O Brasil celebra hoje, 9 de julho, os 88 anos de um evento insólito: uma revolução que perdeu. E, por isso, não revolucionou nada.
A Guerra Civil de 1932 pretendia ser uma revolução. E não tinha nada de separatista. O plano era invadir o Rio de Janeiro para derrubar Getúlio Vargas, com a principal justificativa de estabelecer a democracia. A movimentação envolvia interesses da elite cafeeira e um bairrismo paulista meio esquecido, o do “povo bandeirante” que se acreditava fundador do Brasil e se sentia humilhado por uma série de interventores (governadores não eleitos) de outros estados, impostos pelo governo provisório que vinha desde 24 de outubro de 1930 prometendo justamente a democracia.
A revolta paulista não conseguiu o apoio de outros estados (crucialmente Minas Gerais), como esperavam seus líderes. Foi parada militarmente sem cruzar a fronteira com o Rio, invasão planejada para começar pela cidade de Resende, e se tornou uma causa perdida logo na primeira semana. Em 2 de outubro de 1932, os paulistas se renderam.

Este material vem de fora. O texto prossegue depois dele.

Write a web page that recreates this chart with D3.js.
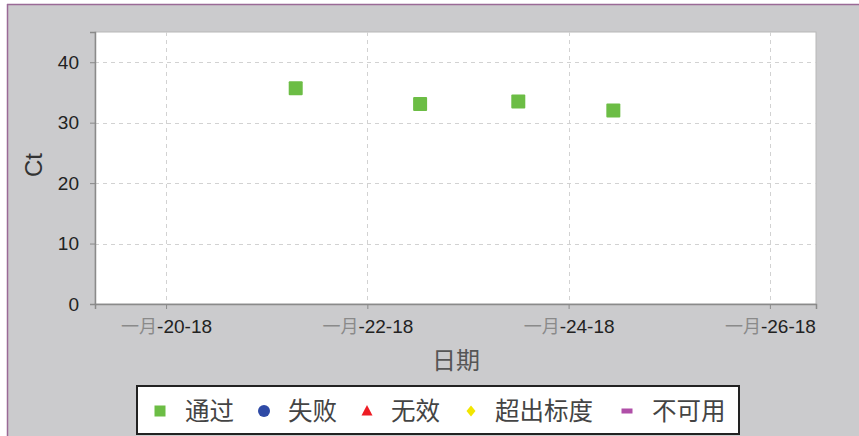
<!DOCTYPE html>
<html>
<head>
<meta charset="utf-8">
<script src="https://cdn.jsdelivr.net/npm/d3@7"></script>
<style>
  html, body { margin: 0; padding: 0; background: #ffffff; }
  svg { display: block; }
  text { font-family: "Liberation Sans", Arial, sans-serif; }
  .cjk { font-family: "Noto Sans CJK SC", sans-serif; }
</style>
</head>
<body>
<svg id="chart" width="859" height="436"></svg>
<script>
// Run dates (local time) and Ct values of the "通过" series
const runDates = ["2018-01-21T06:55", "2018-01-22T12:35", "2018-01-23T12:00", "2018-01-24T10:40"];
const ctValues = [35.7, 33.1, 33.5, 32.0];

// Axis ticks
const xTickDates = ["2018-01-20", "2018-01-22", "2018-01-24", "2018-01-26"];
const xTickLabels = ["-20-18", "-22-18", "-24-18", "-26-18"];
const yTicks = [0, 10, 20, 30, 40];

// Legend entries
const legendNames = ["通过", "失败", "无效", "超出标度", "不可用"];
const legendColors = ["#6cbd45", "#2f4aa6", "#ee1c24", "#f2e600", "#b04fa8"];

const parse = d3.isoParse;
const svg = d3.select("#chart");

// Panel background with a thin purple frame on top / left
svg.append("rect").attr("x", 7).attr("y", 4).attr("width", 852).attr("height", 432).attr("fill", "#cbcbcd");
svg.append("line").attr("x1", 7).attr("x2", 859).attr("y1", 4.5).attr("y2", 4.5).attr("stroke", "#9a6a96").attr("stroke-width", 1.5);
svg.append("line").attr("x1", 7.5).attr("x2", 7.5).attr("y1", 4).attr("y2", 436).attr("stroke", "#9a6a96").attr("stroke-width", 1.5);

const plot = { left: 95, top: 32, right: 816, bottom: 304 };

const x = d3.scaleTime()
  .domain([parse("2018-01-19T07:03"), parse("2018-01-26T11:00")])
  .range([plot.left, plot.right]);
const y = d3.scaleLinear().domain([0, 45]).range([plot.bottom, plot.top]);

// Plot area
svg.append("rect")
  .attr("x", plot.left).attr("y", plot.top)
  .attr("width", plot.right - plot.left).attr("height", plot.bottom - plot.top)
  .attr("fill", "#ffffff").attr("stroke", "#b8b8b8").attr("stroke-width", 1);

// Dashed grid
const grid = svg.append("g");
grid.selectAll("line.h").data(yTicks.filter(d => d > 0)).join("line")
  .attr("x1", plot.left).attr("x2", plot.right)
  .attr("y1", d => Math.round(y(d)) + 0.5).attr("y2", d => Math.round(y(d)) + 0.5)
  .attr("stroke", "#d2d2d2").attr("stroke-dasharray", "4,4");
grid.selectAll("line.v").data(xTickDates).join("line")
  .attr("x1", d => Math.round(x(parse(d))) + 0.5).attr("x2", d => Math.round(x(parse(d))) + 0.5)
  .attr("y1", plot.top).attr("y2", plot.bottom)
  .attr("stroke", "#d2d2d2").attr("stroke-dasharray", "4,4");

// Y axis
const yAxis = svg.append("g")
  .attr("transform", `translate(${plot.left},0)`)
  .call(d3.axisLeft(y).tickValues(yTicks).tickSize(5).tickPadding(11));
yAxis.select(".domain").attr("stroke", "#8a8a8a").attr("stroke-width", 1.5);
yAxis.selectAll(".tick line").attr("stroke", "#8a8a8a");
yAxis.selectAll(".tick text")
  .attr("font-size", 19).attr("fill", "#222")
  .style("font-family", "'Liberation Sans', Arial, sans-serif");

// X axis
const xAxis = svg.append("g")
  .attr("transform", `translate(0,${plot.bottom})`)
  .call(d3.axisBottom(x).tickValues(xTickDates.map(parse)).tickSize(5).tickFormat(() => ""));
xAxis.select(".domain").attr("stroke", "#8a8a8a").attr("stroke-width", 1.5);
xAxis.selectAll(".tick line").attr("stroke", "#8a8a8a");
xAxis.selectAll(".tick text").remove();
xAxis.selectAll(".tick").each(function(d, i) {
  const t = d3.select(this).append("text")
    .attr("y", 29).attr("text-anchor", "middle")
    .attr("font-size", 19).attr("fill", "#222");
  t.append("tspan").attr("class", "cjk").attr("font-size", 18).attr("fill", "#8a8a8a").text("一月");
  t.append("tspan").text(xTickLabels[i]);
});

// Axis titles
svg.append("text")
  .attr("transform", "translate(42,165) rotate(-90)")
  .attr("text-anchor", "middle").attr("font-size", 24).attr("fill", "#333")
  .text("Ct");
svg.append("text").attr("class", "cjk")
  .attr("x", 456).attr("y", 369)
  .attr("text-anchor", "middle").attr("font-size", 24).attr("fill", "#555")
  .text("日期");

// Data points
const pts = runDates.map((d, i) => ({ date: parse(d), ct: ctValues[i] }));
svg.append("g").selectAll("rect").data(pts).join("rect")
  .attr("x", d => x(d.date) - 7).attr("y", d => y(d.ct) - 7)
  .attr("width", 14).attr("height", 14).attr("rx", 1)
  .attr("fill", legendColors[0]);

// Legend
const lg = svg.append("g");
lg.append("rect").attr("x", 137).attr("y", 386).attr("width", 602).attr("height", 48)
  .attr("fill", "#ffffff").attr("stroke", "#222").attr("stroke-width", 2);
const symX = [160, 264, 367, 471, 627];
const textX = [185, 288, 391, 495, 652];
const cy = 411;
const symbols = [
  g => g.append("rect").attr("x", -5.5).attr("y", -5.5).attr("width", 11).attr("height", 11),
  g => g.append("circle").attr("r", 6),
  g => g.append("path").attr("d", "M0,-6L5.5,4.5L-5.5,4.5Z"),
  g => g.append("path").attr("d", "M0,-5.5L4.5,0L0,5.5L-4.5,0Z"),
  g => g.append("rect").attr("x", -5.5).attr("y", -2.5).attr("width", 11).attr("height", 5)
];
legendNames.forEach((name, i) => {
  const g = lg.append("g").attr("transform", `translate(${symX[i]},${cy})`).attr("fill", legendColors[i]);
  symbols[i](g);
  lg.append("text").attr("class", "cjk")
    .attr("x", textX[i]).attr("y", cy + 8.5)
    .attr("font-size", 24.5).attr("fill", "#444")
    .text(name);
});
</script>
</body>
</html>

Em 3 de maio de 1933, os brasileiros foram convocados a eleger uma Assembleia Constituinte – exatamente no dia que já estava previsto antes da guerra começar. E essa Constituição, promulgada em junho de 1934, duraria pouco mais de 3 anos, até o autogolpe do Estado Novo impor uma carta de inspiração fascista – e aí não teve guerra nenhuma. Mesmo se é verdade que a Constituição só saiu mesmo por causa de 1932, mantido o status quo e com a constituinte partindo do governo provisório no Rio, seria no máximo uma “Pressão Constitucionalista”.
PRÊMIO DE CONSOLAÇÃO
Nossa esquisitice está no dicionário: no Michaelis, brasileiro, “revolução” pode ser sinônimo de mera revolta ou sublevação. No Priberam, português, só num sentido figurado. Mais para: “Menino, seu quarto está uma revolução!”.
A “Revolução” Constitucionalista tem precedentes na história brasileira. No Rio Grande do Sul, tem duas: a Farroupilha (1835 a 1845) e a Federalista (1895). Por outro lado, a “Guerra de Canudos” raramente é chamada de Revolução. A impressão é que os líderes serem ricos e influentes, terminando anistiados, determina o título histórico, mais que a natureza do movimento. Que “revolução” não descreve a natureza do movimento, mas serve de prêmio de consolação aos revoltosos, em nome da pacificação nacional.
São Paulo ganhou um baita prêmio de consolação, aliás. Usa como símbolo do estado a bandeira rebelde. que na verdade era uma proposta não aprovada de bandeira do Brasil. A Farroupilha também pode ser chamada de Guerra dos Farrapos, mas o nome “Guerra Paulista”, comum nos anos que se seguiram, raramente é usado. São Paulo é possivelmente (não conferi uma por uma) a única capital sem um logradouro central chamado Getúlio Vargas, como uma Avenida ou Praça Presidente Getúlio Vargas. No lugar disso, duas de suas maiores avenidas são a 23 de maio (dia da morte dos estudantes Mario Martins de Almeida, Euclides Miragaia, Dráusio Marcondes de Sousa e Antonio Camargo de Andrade, que deram origem à sigla M.M.D.C., movimento pela guerra) e 9 de julho (começo da guerra).
Os tempos são outros. A impressão é que acabou a era do “deixa disso”, a conciliação a qualquer custo que fazia com que o brasileiro visse a si próprio como criatura apolítica. Quem sabe seja a hora de darmos nome aos bois e chamar 1932 e outros eventos como o que foram: guerra civis. O Brasil as teve. E quem sabe essa conversa de brasileiro apolítico tenha sido mesmo um grande mito desde sempre. Não só 1932, mas as mudanças ilegais de regime em 1889, 1930, 1937 e 1964 estão aí de prova.